__Given request__
Only the lines from the start of the data below through the line that contains "0.8, 0.9, 1.0];" are to be copied, exactly and without pictures.

__Data shown__
========================================
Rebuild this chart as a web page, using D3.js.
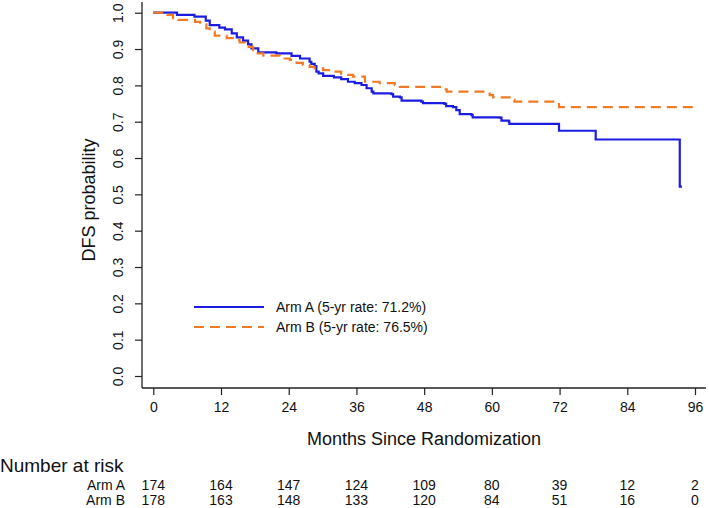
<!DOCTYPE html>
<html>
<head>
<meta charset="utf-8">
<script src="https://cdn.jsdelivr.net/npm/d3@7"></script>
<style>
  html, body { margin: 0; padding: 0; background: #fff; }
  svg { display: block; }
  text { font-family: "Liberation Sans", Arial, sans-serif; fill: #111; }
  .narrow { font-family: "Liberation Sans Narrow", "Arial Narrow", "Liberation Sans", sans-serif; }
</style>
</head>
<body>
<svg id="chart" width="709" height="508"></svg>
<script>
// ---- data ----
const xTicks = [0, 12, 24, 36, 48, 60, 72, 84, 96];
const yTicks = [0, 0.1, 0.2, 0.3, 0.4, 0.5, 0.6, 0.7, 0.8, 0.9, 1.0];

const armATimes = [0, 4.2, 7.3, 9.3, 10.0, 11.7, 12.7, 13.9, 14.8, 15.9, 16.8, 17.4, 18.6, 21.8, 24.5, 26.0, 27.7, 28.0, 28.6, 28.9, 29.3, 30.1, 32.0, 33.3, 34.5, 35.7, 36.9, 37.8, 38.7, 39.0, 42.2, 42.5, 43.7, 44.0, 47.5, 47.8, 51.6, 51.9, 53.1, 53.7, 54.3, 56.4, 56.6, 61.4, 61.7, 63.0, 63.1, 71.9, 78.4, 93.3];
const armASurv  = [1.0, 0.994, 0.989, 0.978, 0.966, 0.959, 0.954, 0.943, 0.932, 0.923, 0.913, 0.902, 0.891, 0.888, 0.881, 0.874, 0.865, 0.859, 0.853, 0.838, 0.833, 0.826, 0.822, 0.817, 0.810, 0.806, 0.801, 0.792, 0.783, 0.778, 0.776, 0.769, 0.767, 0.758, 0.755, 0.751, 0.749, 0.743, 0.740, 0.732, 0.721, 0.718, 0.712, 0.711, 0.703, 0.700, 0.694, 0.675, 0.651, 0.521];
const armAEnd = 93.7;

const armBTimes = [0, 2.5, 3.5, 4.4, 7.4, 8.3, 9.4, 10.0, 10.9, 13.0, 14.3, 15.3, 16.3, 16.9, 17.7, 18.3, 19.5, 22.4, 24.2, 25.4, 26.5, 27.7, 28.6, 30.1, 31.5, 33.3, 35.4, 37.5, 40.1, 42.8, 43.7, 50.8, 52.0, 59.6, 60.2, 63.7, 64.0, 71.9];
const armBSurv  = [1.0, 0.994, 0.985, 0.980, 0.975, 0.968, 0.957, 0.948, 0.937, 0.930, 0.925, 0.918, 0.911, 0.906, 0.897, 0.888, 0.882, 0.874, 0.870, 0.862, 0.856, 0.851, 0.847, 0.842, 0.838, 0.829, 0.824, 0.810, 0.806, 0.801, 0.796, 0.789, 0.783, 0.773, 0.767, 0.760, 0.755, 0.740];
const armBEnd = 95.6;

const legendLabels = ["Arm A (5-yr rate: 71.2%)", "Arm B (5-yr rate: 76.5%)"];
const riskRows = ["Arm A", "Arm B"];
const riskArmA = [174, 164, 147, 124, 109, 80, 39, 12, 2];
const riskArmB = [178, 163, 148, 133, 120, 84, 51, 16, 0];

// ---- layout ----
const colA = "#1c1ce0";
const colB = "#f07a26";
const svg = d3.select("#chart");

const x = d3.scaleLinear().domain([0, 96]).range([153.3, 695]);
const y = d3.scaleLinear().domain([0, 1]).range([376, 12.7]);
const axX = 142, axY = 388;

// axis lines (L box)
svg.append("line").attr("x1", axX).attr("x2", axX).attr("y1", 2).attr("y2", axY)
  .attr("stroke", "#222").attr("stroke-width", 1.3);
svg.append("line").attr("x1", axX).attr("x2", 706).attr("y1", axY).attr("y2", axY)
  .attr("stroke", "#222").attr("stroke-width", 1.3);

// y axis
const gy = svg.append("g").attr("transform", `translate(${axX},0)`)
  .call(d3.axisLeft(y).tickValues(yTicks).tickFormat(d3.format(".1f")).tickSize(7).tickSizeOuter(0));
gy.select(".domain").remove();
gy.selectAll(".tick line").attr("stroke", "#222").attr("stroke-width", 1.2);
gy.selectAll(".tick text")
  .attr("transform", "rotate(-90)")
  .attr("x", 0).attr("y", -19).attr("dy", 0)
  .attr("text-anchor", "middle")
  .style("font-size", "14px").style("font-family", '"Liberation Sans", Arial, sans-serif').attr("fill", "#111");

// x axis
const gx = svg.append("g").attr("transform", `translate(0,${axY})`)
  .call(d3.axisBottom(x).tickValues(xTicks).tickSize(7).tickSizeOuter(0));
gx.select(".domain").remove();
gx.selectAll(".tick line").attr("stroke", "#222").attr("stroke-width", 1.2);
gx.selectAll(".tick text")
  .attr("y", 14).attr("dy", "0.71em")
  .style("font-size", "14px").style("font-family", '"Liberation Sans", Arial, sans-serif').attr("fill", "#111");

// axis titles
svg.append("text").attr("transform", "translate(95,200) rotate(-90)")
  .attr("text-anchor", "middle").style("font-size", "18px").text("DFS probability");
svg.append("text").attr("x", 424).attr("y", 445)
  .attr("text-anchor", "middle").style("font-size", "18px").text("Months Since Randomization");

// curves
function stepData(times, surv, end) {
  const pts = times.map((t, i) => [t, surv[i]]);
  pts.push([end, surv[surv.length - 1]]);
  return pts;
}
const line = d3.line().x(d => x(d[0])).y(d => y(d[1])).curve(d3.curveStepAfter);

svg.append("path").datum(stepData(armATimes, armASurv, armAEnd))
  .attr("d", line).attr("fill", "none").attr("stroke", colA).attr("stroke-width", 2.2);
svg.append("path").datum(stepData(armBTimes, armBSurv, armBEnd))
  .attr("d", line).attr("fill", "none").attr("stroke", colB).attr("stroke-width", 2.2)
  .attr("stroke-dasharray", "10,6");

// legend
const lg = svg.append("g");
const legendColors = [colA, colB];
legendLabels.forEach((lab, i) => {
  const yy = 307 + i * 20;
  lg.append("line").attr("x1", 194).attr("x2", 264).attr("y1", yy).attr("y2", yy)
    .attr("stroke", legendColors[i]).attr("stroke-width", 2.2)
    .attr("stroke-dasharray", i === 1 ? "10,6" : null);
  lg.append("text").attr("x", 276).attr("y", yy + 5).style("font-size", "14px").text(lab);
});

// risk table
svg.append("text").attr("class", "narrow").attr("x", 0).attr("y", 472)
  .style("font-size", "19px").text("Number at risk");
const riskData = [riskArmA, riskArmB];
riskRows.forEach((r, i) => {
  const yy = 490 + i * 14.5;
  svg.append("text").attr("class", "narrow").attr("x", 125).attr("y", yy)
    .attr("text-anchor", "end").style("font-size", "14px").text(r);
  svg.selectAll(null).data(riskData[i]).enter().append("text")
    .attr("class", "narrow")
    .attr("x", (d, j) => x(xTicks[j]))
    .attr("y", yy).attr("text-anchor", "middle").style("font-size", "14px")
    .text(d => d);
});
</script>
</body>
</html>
========================================
__Exercise response__
Rebuild this chart as a web page, using D3.js.
<!DOCTYPE html>
<html>
<head>
<meta charset="utf-8">
<script src="https://cdn.jsdelivr.net/npm/d3@7"></script>
<style>
  html, body { margin: 0; padding: 0; background: #fff; }
  svg { display: block; }
  text { font-family: "Liberation Sans", Arial, sans-serif; fill: #111; }
  .narrow { font-family: "Liberation Sans Narrow", "Arial Narrow", "Liberation Sans", sans-serif; }
</style>
</head>
<body>
<svg id="chart" width="709" height="508"></svg>
<script>
// ---- data ----
const xTicks = [0, 12, 24, 36, 48, 60, 72, 84, 96];
const yTicks = [0, 0.1, 0.2, 0.3, 0.4, 0.5, 0.6, 0.7, 0.8, 0.9, 1.0];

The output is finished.